Phillips told me some interesting things however. I told him I read “The Carlos Contract,” that is slightly disguised fiction in which a CIA officer is called out of retirement to catch Carlos the Jackal (a real person). The agent’s name is McClendon, which just happens to be the name of Gordon McClendon, the Dallas radio station owner and friend of Jack Ruby.

Sure, Phillips said, he knew Gordon McClendon as a listener of his broadcasts, especially his fake baseball broadcasts, and knew him from when McClendon joined his Association of Retired Intelligence Officers. They even had a connection from college days, but Phillips insists he didn’t know or work with McClendon in the CIA.

No, he didn’t know Lee Harvey Oswald, or meet with him in Dallas with anti-Castro Cuban terrorists Antonio Veciana, as Fonzi’s article implies.

But, Phillips said, he found it hard to believe that at the time the Washingtonian article appeared, where do you think he worked?

“I was working for the Washingtonian Magazine,” he said, commissioned to write a number of articles for them, with an office just down the hall from where Gaeton Fonzi and his editors were assembling the article against him.

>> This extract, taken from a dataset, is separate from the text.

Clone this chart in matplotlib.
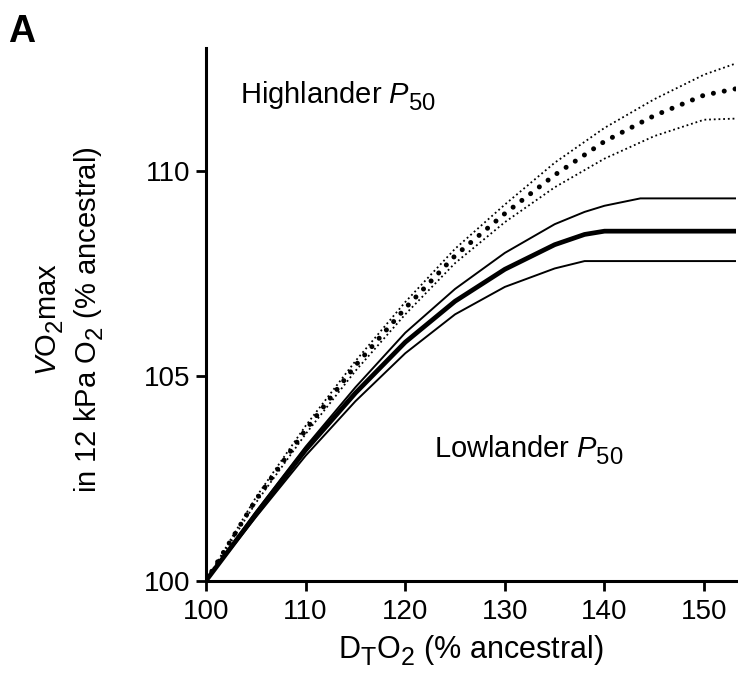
import matplotlib.pyplot as plt
import matplotlib._mathtext as mt

# bigger and lower subscripts, closer to the original figure
mt.SHRINK_FACTOR = 0.82
mt.FontConstantsBase.sub1 = 0.45
mt.FontConstantsBase.sub2 = 0.6

plt.rcParams['font.family'] = ['Liberation Sans', 'DejaVu Sans']
plt.rcParams['mathtext.fontset'] = 'custom'
plt.rcParams['mathtext.rm'] = 'Liberation Sans'
plt.rcParams['mathtext.it'] = 'Liberation Sans:italic'

# DTO2 (% ancestral) and VO2max (% ancestral)
high_x = [100, 105, 110, 115, 120, 125, 130, 135, 140, 145, 150, 153.5]
high_mean = [100, 101.97, 103.68, 105.25, 106.65, 107.93, 108.96, 109.9, 110.72, 111.35, 111.85, 112.02]
high_upper = [100, 102.03, 103.78, 105.36, 106.8, 108.1, 109.18, 110.2, 111.05, 111.75, 112.35, 112.65]
high_lower = [100, 101.9, 103.58, 105.12, 106.5, 107.75, 108.75, 109.6, 110.3, 110.85, 111.25, 111.28]

low_x = [100, 105, 110, 115, 120, 125, 130, 135, 138, 140, 143.6, 153.5]
low_mean = [100, 101.62, 103.19, 104.58, 105.82, 106.82, 107.6, 108.2, 108.45, 108.53, 108.53, 108.53]
low_upper = [100, 101.68, 103.27, 104.72, 106.05, 107.12, 108.0, 108.7, 109.0, 109.15, 109.33, 109.33]
low_lower = [100, 101.55, 103.05, 104.38, 105.55, 106.5, 107.17, 107.62, 107.8, 107.8, 107.8, 107.8]

fig = plt.figure(figsize=(7.38, 6.73), dpi=100)
ax = fig.add_axes([206 / 738, 1 - 580.7 / 673, 530 / 738, (580.7 - 48) / 673])

ax.plot(high_x, high_upper, color='black', lw=1.3, ls=(0, (1, 1.6)))
ax.plot(high_x, high_lower, color='black', lw=1.3, ls=(0, (1, 1.6)))
ax.plot(high_x, high_mean, color='black', lw=3.6, ls=(0, (0.01, 2.2)), dash_capstyle='round')

ax.plot(low_x, low_upper, color='black', lw=1.4)
ax.plot(low_x, low_lower, color='black', lw=1.4)
ax.plot(low_x, low_mean, color='black', lw=3.4)

ax.set_xlim(100, 153.2)
ax.set_ylim(100, 113)
ax.set_xticks([100, 110, 120, 130, 140, 150])
ax.set_yticks([100, 105, 110])
ax.spines['top'].set_visible(False)
ax.spines['right'].set_visible(False)
for s in ['left', 'bottom']:
    ax.spines[s].set_linewidth(2.2)
ax.tick_params(width=2, length=7, labelsize=20, pad=6)
ax.tick_params(axis='y', pad=4)

ax.set_xlabel('D$_\\mathrm{T}$O$_2$ (% ancestral)', fontsize=22, labelpad=6)
ax.set_ylabel('$\\mathit{V}$O$_2$max\nin 12 kPa O$_2$ (% ancestral)', fontsize=21,
              linespacing=1.3)
ax.yaxis.set_label_coords(-0.188, 0.49)

ax.text(0.064, 0.895, 'Highlander $\\mathit{P}_{50}$', transform=ax.transAxes, fontsize=21)
ax.text(0.43, 0.23, 'Lowlander $\\mathit{P}_{50}$', transform=ax.transAxes, fontsize=21)

fig.text(8 / 738, 1 - 42 / 673, 'A', fontsize=27, fontweight='bold')

fig.savefig('out.png', dpi=100)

And while Fonzi had questioned Phillips under oath for the House Select Committee on Assassiantiosn (HSCA), and accusing Phillips of perjury, Phillips wondered why Fonzi just didn’t walk down the Washingtonian Magazine hall and question him for the record.

I certainly would have, and just as I enjoyed our phone conversation, I really wanted to sit down with him at a Washington Bar and talk freely and off the record over a few drinks. And after Phillips died, I was glad to know that my friend and colleague Kevin Walsh did just that.

Over drinks in Washingtion, Phillips told the veteran Congressional investigator that, “My private opinion is that JfK was done in by a conspiracy, likely including American intelligence officers.”


When he died on 7th July, 1988, Phillips left behind an unpublished manuscript. The novel is about a CIA officer who lived in Mexico City. In the novel the character states: "I was one of those officers who handled Lee Harvey Oswald... We gave him the mission of killing Fidel Castro in Cuba... I don't know why he killed Kennedy. But I do know he used precisely the plan we had devised against Castro. Thus the CIA did not anticipate the president's assassination, but it was responsible for it. I share that guilt." 

I believe that David Atlee Phillips was "Maurice Bishop" as described by Antonio Veciana, and they met with Lee Harvey Oswald at the Southland Building Lobby in September 1963, but I don't believe that Phillips was the "Mastermind" behind the Dealey Plaza Operation, as he was set up and exposed much in the same way as Oswald. 

In the end, Phillips is an important piece to the puzzle, and he fits all of the key characteristics required for the ultimate "Mastermind," and he knew all of those actually responsible, but he just didn't do it. 

2 comments:

Unknown said...

E. Howard Hunt would later admit that Alpha 66 was handled for the CIA by his good friend and publicity expert, David Atlee Phillips. Phillips was in charge of the propaganda/psychological operations element at JMWAVE and Hunt the political action effort with Cuban exiles.

milkmancfd said...

If the truth be known there probably was no mastermind to the Dealy Plaza OP but rather compartmentalized pieces of the puzzle that formed the final picture of November 22, 1963.